Issa, sans famille, ne peut payer son affranchissement. Il doit travailler. Les "ghettos" fournissent de la main d’œuvre corvéable à merci. "Si tu es costaud, tu vas dans les champs, tu peux aussi être ‘prêté’ pour voler du fer, ça vaut de l’or en Libye. Moi, j’étais maigre, j’ai fait des travaux de maçonnerie, c’était moins physique."

Loin d'un système anarchique, les "ghettos" suivent une logique administrative. Chaque esclave est fiché : nom, âge, nationalité. Tout est inscrit dans un cahier. Les sorties, les "prêts", les décès sont notés. "Parfois, le matin, il y avait un 'appel', un 'contrôle'. L'Arabe venait. Quand il vient, c'est pas bon", se remémore Issa. "Tout le monde est rassemblé dans une même pièce. On vous appelle un par un. On regarde combien vous valez dans le cahier. Si votre famille a donné de l'argent, même un peu, il ne se passe rien. Si vous n'avez pas payé, ils vous frappent devant tout le monde. L'Arabe n'a pas beaucoup de force. Mais parfois, il prend un taser, et il vous demande de tirer la langue. Vous recevez une décharge électrique sur la langue".

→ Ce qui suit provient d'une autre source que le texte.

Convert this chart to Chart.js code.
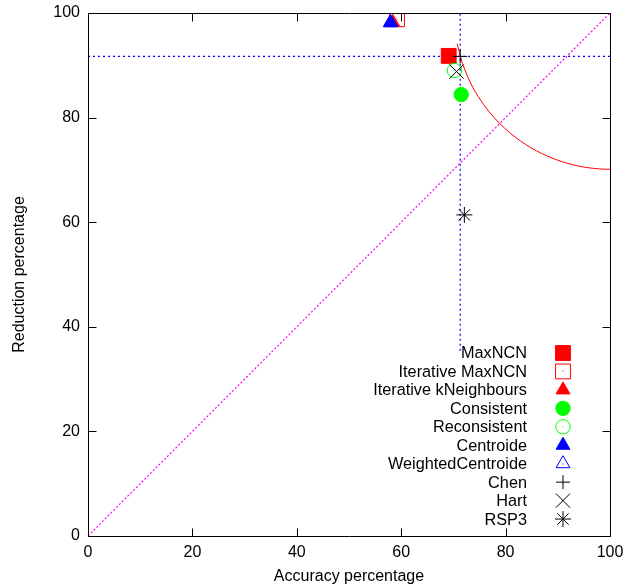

En janvier 2017, Issa réussira à profiter d’un moment d’inattention de ses geôliers pour fuir. "J’étais en train de travailler à l’extérieur du ghetto. Pendant une minute, je fus seul. J’ai couru, couru, couru". Les "ghetto boss" ne se lancent pas à sa recherche. Peut-être la main d’œuvre est-elle si nombreuse, qu’un esclave en fuite ne mérite ni mobilisation ni recherche. Issa se réfugie dans un autre quartier de Sabah, chez un "coaxer" en qui "il a confiance". Son nom est Alassane.

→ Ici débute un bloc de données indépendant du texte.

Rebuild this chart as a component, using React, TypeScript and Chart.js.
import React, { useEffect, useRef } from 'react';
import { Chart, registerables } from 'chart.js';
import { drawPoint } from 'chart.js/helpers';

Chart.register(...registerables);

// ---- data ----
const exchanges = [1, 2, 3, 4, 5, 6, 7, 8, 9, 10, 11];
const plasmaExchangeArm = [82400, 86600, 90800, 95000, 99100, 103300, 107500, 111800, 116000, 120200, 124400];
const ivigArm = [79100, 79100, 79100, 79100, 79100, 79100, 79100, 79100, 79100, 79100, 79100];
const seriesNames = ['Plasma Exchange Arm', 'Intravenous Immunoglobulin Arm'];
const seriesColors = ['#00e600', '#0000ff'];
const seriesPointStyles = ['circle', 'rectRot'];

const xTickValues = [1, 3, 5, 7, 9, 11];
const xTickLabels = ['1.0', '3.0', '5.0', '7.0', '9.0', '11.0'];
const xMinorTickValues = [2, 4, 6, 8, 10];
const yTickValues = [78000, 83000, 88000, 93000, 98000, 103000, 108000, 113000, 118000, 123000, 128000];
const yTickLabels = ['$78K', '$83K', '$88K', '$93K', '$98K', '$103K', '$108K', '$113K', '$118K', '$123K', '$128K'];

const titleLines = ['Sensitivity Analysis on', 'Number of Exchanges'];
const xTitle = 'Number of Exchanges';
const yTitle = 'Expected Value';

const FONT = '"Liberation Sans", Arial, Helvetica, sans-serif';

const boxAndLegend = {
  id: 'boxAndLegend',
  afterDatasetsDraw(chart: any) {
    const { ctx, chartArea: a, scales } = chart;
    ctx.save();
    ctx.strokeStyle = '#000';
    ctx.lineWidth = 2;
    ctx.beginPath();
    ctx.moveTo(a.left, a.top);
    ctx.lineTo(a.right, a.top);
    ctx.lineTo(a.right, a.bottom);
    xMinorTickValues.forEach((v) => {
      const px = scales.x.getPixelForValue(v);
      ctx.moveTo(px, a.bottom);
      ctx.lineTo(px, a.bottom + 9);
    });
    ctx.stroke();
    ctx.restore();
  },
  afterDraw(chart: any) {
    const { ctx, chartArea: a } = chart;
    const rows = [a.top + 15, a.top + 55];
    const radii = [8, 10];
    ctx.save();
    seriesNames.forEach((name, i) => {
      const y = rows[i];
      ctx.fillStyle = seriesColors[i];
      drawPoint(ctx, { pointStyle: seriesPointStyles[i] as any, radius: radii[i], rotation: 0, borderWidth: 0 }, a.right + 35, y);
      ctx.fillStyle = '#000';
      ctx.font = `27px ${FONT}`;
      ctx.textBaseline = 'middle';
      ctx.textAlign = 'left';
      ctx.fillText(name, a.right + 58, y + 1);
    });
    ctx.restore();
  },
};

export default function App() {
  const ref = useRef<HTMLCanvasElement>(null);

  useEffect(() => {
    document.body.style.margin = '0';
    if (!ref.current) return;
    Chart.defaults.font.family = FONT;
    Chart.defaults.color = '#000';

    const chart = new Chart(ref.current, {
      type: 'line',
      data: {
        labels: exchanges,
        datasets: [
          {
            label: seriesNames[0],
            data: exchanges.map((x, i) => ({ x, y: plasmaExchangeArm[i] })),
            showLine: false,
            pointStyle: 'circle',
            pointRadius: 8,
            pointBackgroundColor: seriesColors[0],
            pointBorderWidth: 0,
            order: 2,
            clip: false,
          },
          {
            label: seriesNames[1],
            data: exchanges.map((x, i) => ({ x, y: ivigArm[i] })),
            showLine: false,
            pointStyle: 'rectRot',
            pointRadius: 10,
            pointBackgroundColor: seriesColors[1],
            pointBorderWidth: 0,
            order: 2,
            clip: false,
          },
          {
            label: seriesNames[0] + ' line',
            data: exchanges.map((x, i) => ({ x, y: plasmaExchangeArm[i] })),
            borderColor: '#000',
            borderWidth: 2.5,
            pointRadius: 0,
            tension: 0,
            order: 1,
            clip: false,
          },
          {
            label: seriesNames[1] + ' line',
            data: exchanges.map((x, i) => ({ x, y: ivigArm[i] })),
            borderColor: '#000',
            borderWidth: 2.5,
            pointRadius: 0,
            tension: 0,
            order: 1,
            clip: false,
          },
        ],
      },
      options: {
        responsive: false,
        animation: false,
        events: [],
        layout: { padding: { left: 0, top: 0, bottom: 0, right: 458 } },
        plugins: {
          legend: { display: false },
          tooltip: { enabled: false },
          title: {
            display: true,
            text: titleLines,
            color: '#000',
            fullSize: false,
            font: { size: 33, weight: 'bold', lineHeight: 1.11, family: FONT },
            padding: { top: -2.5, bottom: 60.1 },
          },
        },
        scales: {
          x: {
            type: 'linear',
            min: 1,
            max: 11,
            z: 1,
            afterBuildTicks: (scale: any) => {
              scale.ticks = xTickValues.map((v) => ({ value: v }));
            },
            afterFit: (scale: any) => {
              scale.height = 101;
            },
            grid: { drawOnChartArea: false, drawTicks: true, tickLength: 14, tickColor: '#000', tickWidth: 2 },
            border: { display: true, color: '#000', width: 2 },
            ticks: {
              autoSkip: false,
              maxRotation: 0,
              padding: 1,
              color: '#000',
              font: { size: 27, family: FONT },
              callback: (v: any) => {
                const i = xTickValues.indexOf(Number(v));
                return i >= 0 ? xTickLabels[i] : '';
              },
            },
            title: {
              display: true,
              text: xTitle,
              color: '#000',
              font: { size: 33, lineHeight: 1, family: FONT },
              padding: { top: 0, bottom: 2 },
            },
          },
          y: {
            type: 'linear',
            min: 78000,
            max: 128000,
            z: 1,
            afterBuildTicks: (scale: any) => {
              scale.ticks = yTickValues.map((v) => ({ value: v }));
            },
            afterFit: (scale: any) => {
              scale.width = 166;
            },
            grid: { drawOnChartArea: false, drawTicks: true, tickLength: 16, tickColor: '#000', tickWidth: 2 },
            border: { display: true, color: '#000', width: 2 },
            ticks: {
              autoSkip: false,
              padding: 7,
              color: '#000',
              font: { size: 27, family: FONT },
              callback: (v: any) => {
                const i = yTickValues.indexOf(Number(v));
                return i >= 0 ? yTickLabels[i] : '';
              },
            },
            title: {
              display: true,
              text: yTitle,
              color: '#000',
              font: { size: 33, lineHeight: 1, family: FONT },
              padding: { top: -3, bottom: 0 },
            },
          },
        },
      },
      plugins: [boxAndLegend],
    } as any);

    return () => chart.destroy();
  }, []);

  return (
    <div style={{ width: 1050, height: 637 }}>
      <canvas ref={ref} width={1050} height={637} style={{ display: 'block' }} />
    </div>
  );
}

"Il ne m’a pas dénoncé. Il m’a gardé. Il m’a fallu six mois pour me remettre", confie-t-il. Le passeur le remet sur pieds - dans un but pécuniaire. Une fois rétabli, Issa peut à nouveau travailler pour payer au "coaxer" la suite de son périple vers l’Europe.

Pourquoi ne pas avoir fui hors de Sabah ? La question étonne Issa. "Fuir ? Mais fuir où ? Si tu sors, n’importe qui peut t’attraper et te vendre", rappelle-t-il. "Ta liberté, tu la gagnes en te fidélisant à un coaxer. Il faut trouver un passeur fiable. Ta survie dépend de son réseau et de son efficacité à te protéger. Moi, avant d'atteindre Sabratah, j’étais la ‘marchandise’ d’Alassane. Et c’était bien, parce qu’on ne touche pas à sa marchandise".

Issa a été envoyé à Sabratah puis a réussi quelques semaines plus tard à traverser la Méditerranée avant d’être récupéré par les garde-côtes italiens. Il est aujourd’hui hospitalisé en France. Il souhaite demander l’asile.